_Data provided:_
#####
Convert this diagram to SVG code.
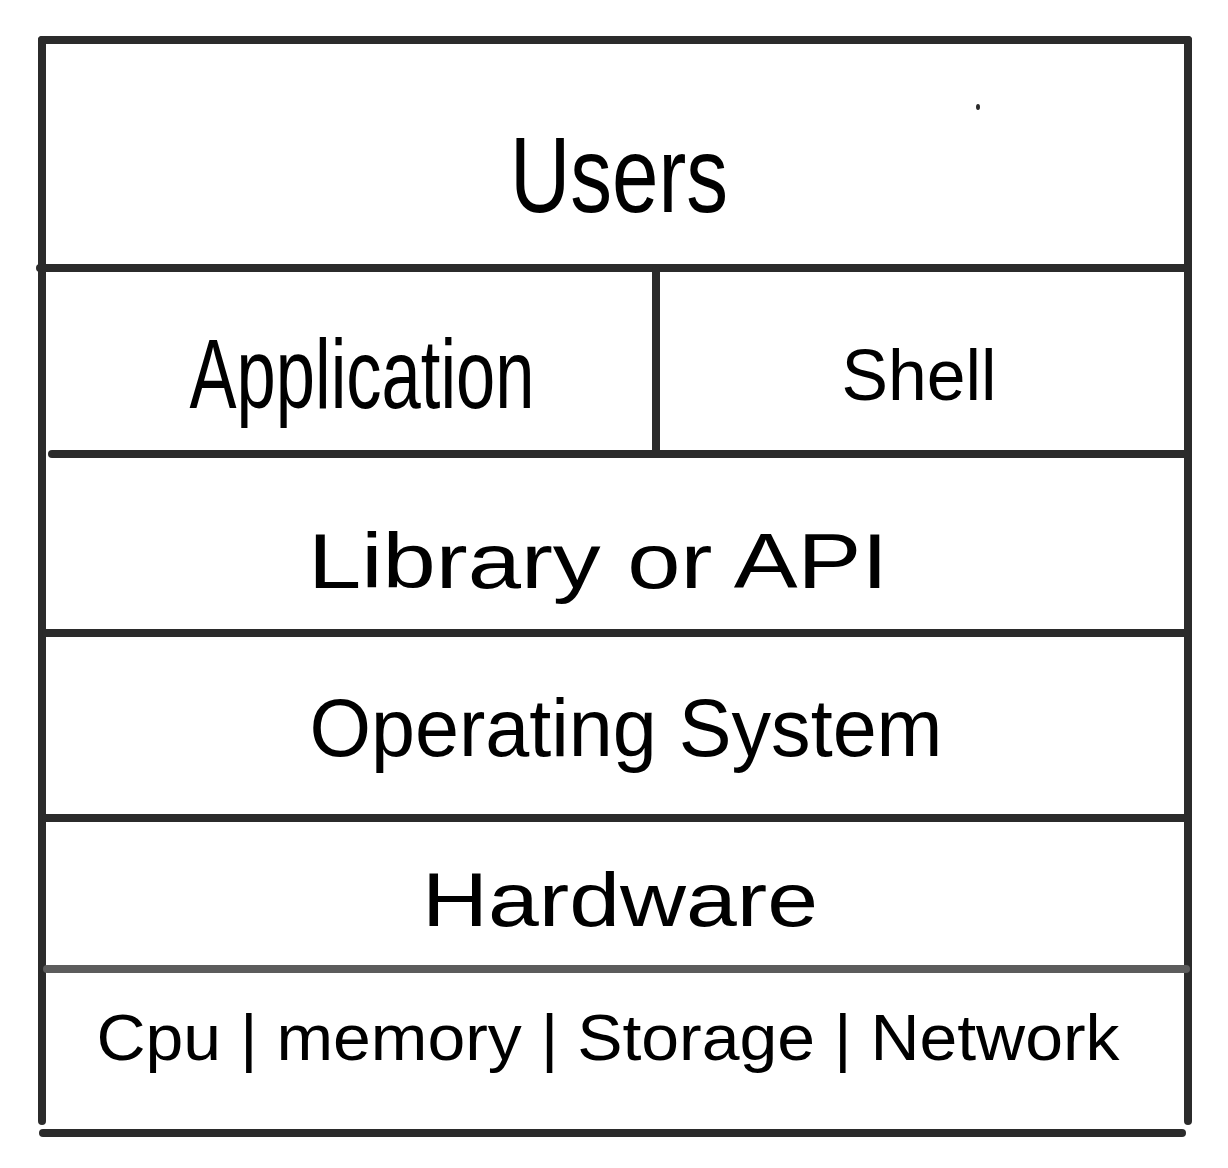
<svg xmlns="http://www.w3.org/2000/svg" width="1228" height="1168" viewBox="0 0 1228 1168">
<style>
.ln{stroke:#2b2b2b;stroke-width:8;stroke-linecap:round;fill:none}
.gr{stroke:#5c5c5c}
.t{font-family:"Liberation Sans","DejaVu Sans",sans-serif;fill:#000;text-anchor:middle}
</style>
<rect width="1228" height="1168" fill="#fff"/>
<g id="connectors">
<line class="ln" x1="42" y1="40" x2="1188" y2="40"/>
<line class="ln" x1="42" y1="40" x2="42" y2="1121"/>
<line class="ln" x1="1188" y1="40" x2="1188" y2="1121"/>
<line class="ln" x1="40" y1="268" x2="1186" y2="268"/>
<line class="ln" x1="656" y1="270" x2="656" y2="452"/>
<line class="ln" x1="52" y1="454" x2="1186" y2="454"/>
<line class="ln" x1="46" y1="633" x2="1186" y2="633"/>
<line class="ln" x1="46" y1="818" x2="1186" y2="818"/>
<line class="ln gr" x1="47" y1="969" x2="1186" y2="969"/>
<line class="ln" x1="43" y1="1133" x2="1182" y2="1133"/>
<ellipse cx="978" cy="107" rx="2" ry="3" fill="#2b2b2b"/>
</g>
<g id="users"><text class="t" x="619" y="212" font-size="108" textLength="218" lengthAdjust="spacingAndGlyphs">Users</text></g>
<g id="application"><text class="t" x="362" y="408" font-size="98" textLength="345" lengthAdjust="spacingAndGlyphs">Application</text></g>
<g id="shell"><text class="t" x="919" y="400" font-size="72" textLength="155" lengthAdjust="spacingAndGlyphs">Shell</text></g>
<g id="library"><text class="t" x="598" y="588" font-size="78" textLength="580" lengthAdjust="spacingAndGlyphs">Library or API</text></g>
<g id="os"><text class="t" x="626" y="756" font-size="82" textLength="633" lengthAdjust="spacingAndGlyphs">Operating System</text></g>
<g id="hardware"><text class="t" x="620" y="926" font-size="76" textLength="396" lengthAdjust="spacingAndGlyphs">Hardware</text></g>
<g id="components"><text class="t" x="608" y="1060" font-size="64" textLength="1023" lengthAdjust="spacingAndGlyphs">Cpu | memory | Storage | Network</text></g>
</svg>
#####
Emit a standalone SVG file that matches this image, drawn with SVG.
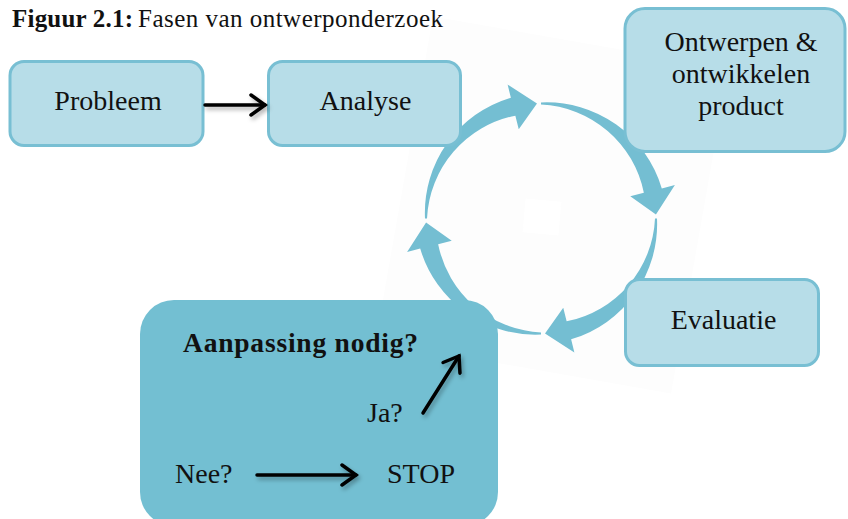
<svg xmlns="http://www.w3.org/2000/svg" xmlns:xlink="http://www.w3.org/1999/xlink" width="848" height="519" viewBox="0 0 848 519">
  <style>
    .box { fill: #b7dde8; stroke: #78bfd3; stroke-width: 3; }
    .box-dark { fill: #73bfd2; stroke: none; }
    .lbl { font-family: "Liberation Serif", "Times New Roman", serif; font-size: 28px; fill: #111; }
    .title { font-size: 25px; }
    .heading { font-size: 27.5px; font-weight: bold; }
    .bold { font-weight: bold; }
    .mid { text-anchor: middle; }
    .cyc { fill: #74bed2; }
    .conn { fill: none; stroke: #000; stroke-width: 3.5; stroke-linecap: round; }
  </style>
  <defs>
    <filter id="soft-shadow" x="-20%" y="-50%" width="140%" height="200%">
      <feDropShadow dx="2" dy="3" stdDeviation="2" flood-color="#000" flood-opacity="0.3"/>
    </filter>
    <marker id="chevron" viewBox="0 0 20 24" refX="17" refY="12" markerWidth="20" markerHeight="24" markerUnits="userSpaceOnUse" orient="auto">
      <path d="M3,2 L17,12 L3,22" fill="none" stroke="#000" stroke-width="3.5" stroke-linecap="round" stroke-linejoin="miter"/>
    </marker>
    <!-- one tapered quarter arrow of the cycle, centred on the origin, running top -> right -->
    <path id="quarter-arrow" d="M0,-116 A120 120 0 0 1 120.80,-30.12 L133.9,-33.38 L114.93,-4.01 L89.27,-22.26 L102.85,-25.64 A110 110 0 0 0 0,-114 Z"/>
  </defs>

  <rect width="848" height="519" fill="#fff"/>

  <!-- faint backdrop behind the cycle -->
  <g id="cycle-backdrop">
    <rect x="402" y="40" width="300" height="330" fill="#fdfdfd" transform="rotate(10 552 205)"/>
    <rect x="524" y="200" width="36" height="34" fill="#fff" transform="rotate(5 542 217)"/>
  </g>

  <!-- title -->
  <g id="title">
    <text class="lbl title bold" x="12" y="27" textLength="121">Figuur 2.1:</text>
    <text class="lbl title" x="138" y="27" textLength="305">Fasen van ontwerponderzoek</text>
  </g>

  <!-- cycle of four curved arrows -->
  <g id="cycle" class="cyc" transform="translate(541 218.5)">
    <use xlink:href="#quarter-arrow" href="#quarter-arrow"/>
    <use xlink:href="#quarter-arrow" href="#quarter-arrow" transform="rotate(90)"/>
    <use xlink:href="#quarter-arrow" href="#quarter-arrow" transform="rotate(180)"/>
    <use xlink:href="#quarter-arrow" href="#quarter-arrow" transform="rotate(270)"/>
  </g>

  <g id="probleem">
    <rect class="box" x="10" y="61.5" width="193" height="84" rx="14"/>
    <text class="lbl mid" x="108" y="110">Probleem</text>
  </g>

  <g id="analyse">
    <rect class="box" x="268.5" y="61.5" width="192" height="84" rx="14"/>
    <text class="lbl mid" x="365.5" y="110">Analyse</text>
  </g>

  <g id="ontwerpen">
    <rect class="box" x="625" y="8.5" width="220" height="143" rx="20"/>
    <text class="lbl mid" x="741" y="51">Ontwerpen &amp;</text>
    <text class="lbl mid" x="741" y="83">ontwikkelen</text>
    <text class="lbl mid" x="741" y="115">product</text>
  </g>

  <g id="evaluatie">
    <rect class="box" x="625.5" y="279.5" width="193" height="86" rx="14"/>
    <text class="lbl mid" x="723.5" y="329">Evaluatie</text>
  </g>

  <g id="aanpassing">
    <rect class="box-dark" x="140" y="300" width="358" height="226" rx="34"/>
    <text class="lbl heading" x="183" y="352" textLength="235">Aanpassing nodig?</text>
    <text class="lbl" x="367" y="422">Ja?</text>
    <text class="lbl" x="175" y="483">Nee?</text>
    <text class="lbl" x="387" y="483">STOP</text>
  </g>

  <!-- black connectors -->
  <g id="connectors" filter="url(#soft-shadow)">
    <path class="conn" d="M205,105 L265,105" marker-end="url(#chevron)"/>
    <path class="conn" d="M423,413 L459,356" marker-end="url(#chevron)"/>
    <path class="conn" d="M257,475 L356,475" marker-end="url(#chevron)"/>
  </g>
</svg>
#####
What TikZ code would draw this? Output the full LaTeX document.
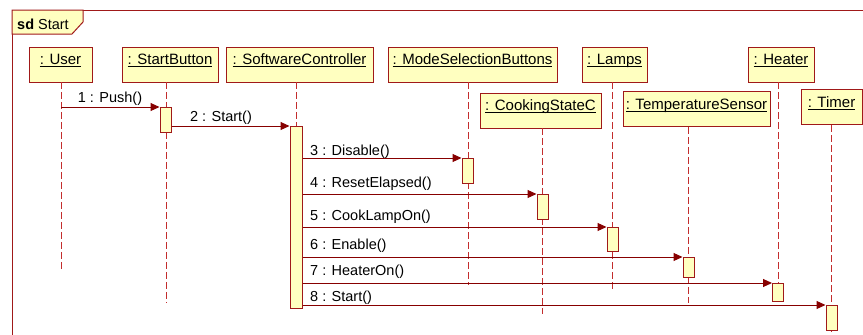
#####
_Problem:_ Select the lines in this material that hold the word "code", leaving none out.

_Written reply:_
Convert this diagram to SVG code.
What TikZ code would draw this? Output the full LaTeX document.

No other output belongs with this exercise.